First Thought Of The Day

One thing that's strange about comics right now is that the proliferation of films based on comics has weakened if not derailed the assumption that certain comics are unfilmable. Like it occurred to me getting up just now that you could actually quite easily make a film straight out of Cerebus: High Society by establishing Jaka early on and changing the line about the Hsiffies to something like "They're on our side" and turning Moon Roach back into the Roach and as a result have a completely normal, funny film (as normal as a Charlie Kaufman movie, say) which you could animate in the Persepolis style.

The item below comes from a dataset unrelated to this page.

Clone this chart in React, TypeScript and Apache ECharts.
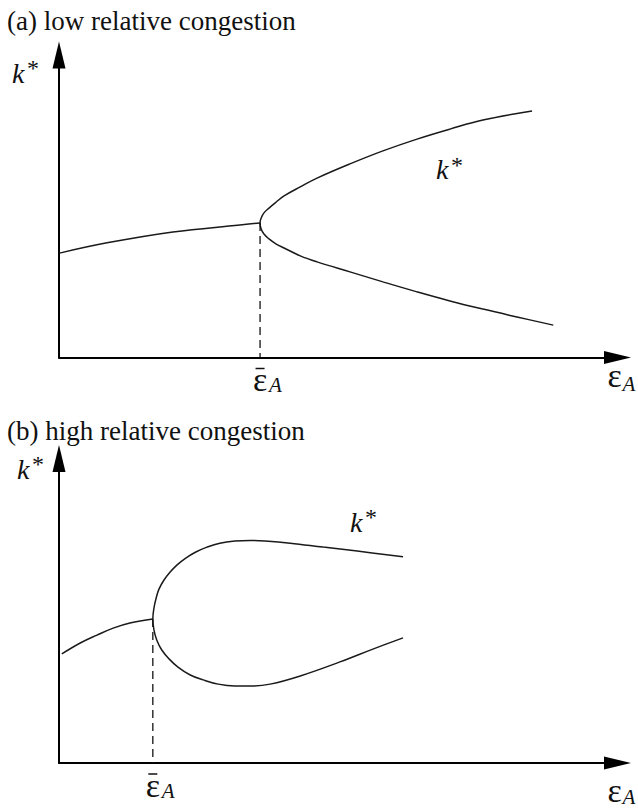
import React, { useEffect, useRef } from "react";
import * as echarts from "echarts";

const SERIF = "'Liberation Serif', 'Times New Roman', serif";

// (a) low relative congestion: one equilibrium, then a fork at the threshold
const stemA: number[][] = [[0.1, 34.5], [8.6, 37.9], [20.4, 41.5], [32.4, 43.8], [36.0, 44.5]];
const upperA: number[][] = [[36.0, 44.5], [36.2, 46.1], [36.7, 47.8], [37.6, 49.4], [38.9, 51.4], [40.3, 53.4], [43.2, 56.4], [46.2, 59.3], [52.1, 64.0], [58.0, 68.3], [64.1, 72.2], [70.0, 75.5], [75.9, 78.5], [84.7, 81.5]];
const lowerA: number[][] = [[36.0, 44.5], [36.2, 42.5], [36.7, 40.8], [37.6, 39.2], [38.9, 37.5], [40.3, 36.2], [43.2, 33.6], [46.2, 31.6], [52.1, 28.3], [58.0, 25.0], [64.1, 21.7], [70.0, 18.7], [75.9, 16.0], [82.0, 13.4], [88.5, 10.7]];
const thresholdA = 36.0;
const kLabelA = [67.5, 62];

// (b) high relative congestion: the fork closes into a loop
const stemB: number[][] = [[0.5, 35.8], [3.8, 39.4], [6.8, 42.0], [9.7, 44.3], [12.7, 46.0], [16.8, 47.3]];
const upperB: number[][] = [[16.8, 47.3], [17.0, 50.9], [17.4, 54.2], [17.9, 57.1], [18.8, 60.1], [19.9, 62.7], [21.1, 65.0], [22.7, 67.3], [24.5, 69.3], [26.5, 70.9], [28.8, 72.2], [31.5, 72.9], [34.2, 73.1], [36.9, 72.9], [41.4, 72.2], [47.3, 70.9], [53.4, 69.6], [61.6, 67.7]];
const lowerB: number[][] = [[16.8, 47.3], [17.0, 43.7], [17.5, 40.4], [18.4, 37.1], [19.7, 34.2], [21.3, 31.5], [23.5, 28.9], [25.8, 27.3], [28.5, 25.9], [31.5, 25.3], [34.6, 25.3], [37.8, 25.9], [43.2, 28.6], [50.3, 33.2], [56.2, 37.4], [61.6, 41.1]];
const thresholdB = 16.8;
const kLabelB = [52.1, 79];

const titles = ["(a) low relative congestion", "(b) high relative congestion"];

// upper branch run backwards into the lower one, so the vertex is one smooth turn
const fork = (upper: number[][], lower: number[][]) => [...upper.slice().reverse(), ...lower.slice(1)];

const curveStyle = { color: "#1a1a1a", width: 1.5 };

export default function App() {
  const ref = useRef<HTMLDivElement>(null);

  useEffect(() => {
    document.body.style.margin = "0";
    const chart = echarts.init(ref.current!, null, { renderer: "svg" });

    const axisLine = {
      show: true,
      onZero: false,
      symbol: ["none", "triangle"],
      symbolSize: [13, 27],
      lineStyle: { color: "#000", width: 2 },
    };
    const hidden = { axisTick: { show: false }, axisLabel: { show: false }, splitLine: { show: false } };
    const xAxis = (g: number) => ({ type: "value", gridIndex: g, min: 0, max: 100, axisLine, ...hidden });
    const yAxis = (g: number) => ({ type: "value", gridIndex: g, min: 0, max: 100, axisLine, ...hidden });

    const line = (g: number, data: number[][], smooth = 0.4) => ({
      type: "line",
      xAxisIndex: g,
      yAxisIndex: g,
      data,
      smooth,
      symbol: "none",
      lineStyle: curveStyle,
      silent: true,
    });
    const dashed = (g: number, x: number, y: number) => ({
      type: "line",
      xAxisIndex: g,
      yAxisIndex: g,
      data: [[x, y], [x, 0]],
      symbol: "none",
      lineStyle: { color: "#111", width: 1.3, type: [8, 5] },
      silent: true,
    });

    chart.setOption({
      animation: false,
      grid: [
        { left: 59, top: 55, width: 558.5, height: 302.5 },
        { left: 59, top: 458.5, width: 558.5, height: 304.5 },
      ],
      xAxis: [xAxis(0), xAxis(1)],
      yAxis: [yAxis(0), yAxis(1)],
      series: [
        line(0, stemA),
        line(0, fork(upperA, lowerA)),
        dashed(0, thresholdA, stemA[stemA.length - 1][1]),
        line(1, stemB),
        line(1, fork(upperB, lowerB)),
        dashed(1, thresholdB, stemB[stemB.length - 1][1]),
      ],
    });

    const px = (g: number, pt: number[]) => chart.convertToPixel({ gridIndex: g }, pt) as number[];
    const txt = (x: number, y: number, text: string, size: number, italic = false, align = "left") => ({
      type: "text",
      x,
      y,
      silent: true,
      style: {
        text,
        fontSize: size,
        fontFamily: SERIF,
        fontStyle: italic ? "italic" : "normal",
        fill: "#111",
        align,
        verticalAlign: "middle",
        textAlign: align,
        textVerticalAlign: "middle",
      },
    });

    const titleY = [20.5, 430.5];
    const kAxis = [[12, 73], [17, 469]];
    const nameDy = [[17.5, 26.5], [27, 34]];

    const graphic: any[] = [];
    [0, 1].forEach((g) => {
      const origin = px(g, [0, 0]);
      const end = px(g, [100, 0]);
      const thr = px(g, [g === 0 ? thresholdA : thresholdB, 0]);
      const kl = px(g, g === 0 ? kLabelA : kLabelB);
      // panel title
      graphic.push(txt(7, titleY[g], titles[g], 27));
      // vertical axis name k*
      graphic.push(txt(kAxis[g][0], kAxis[g][1], "k", 28, true));
      graphic.push(txt(kAxis[g][0] + 15, kAxis[g][1] - 5, "*", 24));
      // horizontal axis name εA
      graphic.push(txt(end[0] - 10, origin[1] + nameDy[g][0], "ε", 34));
      graphic.push(txt(end[0] + 5, origin[1] + nameDy[g][1], "A", 21, true));
      // threshold label under the dashed line: ε with a bar, subscript A
      graphic.push(txt(thr[0], origin[1] + 22, "ε", 34, false, "center"));
      graphic.push({
        type: "line",
        silent: true,
        shape: { x1: thr[0] - 4.5, y1: origin[1] + 11, x2: thr[0] + 4.5, y2: origin[1] + 11 },
        style: { stroke: "#111", lineWidth: 1.5 },
      });
      graphic.push(txt(thr[0] + 9, origin[1] + 27.5, "A", 21, true));
      // curve label
      graphic.push(txt(kl[0], kl[1], "k", 28, true));
      graphic.push(txt(kl[0] + 15, kl[1] - 5, "*", 24));
    });
    chart.setOption({ graphic });

    return () => chart.dispose();
  }, []);

  return <div ref={ref} style={{ position: "absolute", left: 0, top: 0, width: 638, height: 809, background: "#fff" }} />;
}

I'm probably not communicating that very well, because I don't care about movies based on comics as much I like reading the comics and I have no interest in seeing a Cerebus movie of any kind let alone backseat driving one. It just seems to me our perception of film has changed somehow. Fifteen years ago I would have assumed just about any film closely informed by a comic book would be visually atrocious, impenetrable nonsense, while these days I could see just about anything having a legitimate shot at being either good or bad based completely on traditional merits. Heck, just five years ago the thought of Steve Rude and Mike Baron doing a Nexus movie seemed like insanity because the good guy might kill people and the concept might be difficult, while today's pop culture has shifted just enough where Ed Brubaker and Sean Phillips' sometimes horrifically nasty take on superheroes built on bits and pieces of squirelly-ass WildStorm Universe side story seems like a perfectly reasonable vehicle for Tom Cruise. Part of this may be that the Lord of the Rings films made a virtue of reduced expectations when it comes to adaptations -- that series wears its "boys' adventure version" label as a badge of honor -- part of it may be the proliferation of comics-influenced visual stylists finally having as much of an influence as they've had for as long of a time as they've had it, and part of it could even be an increased tolerance for unexplained, accrued detail in pop culture efforts. Whatever it is, it's totally weird.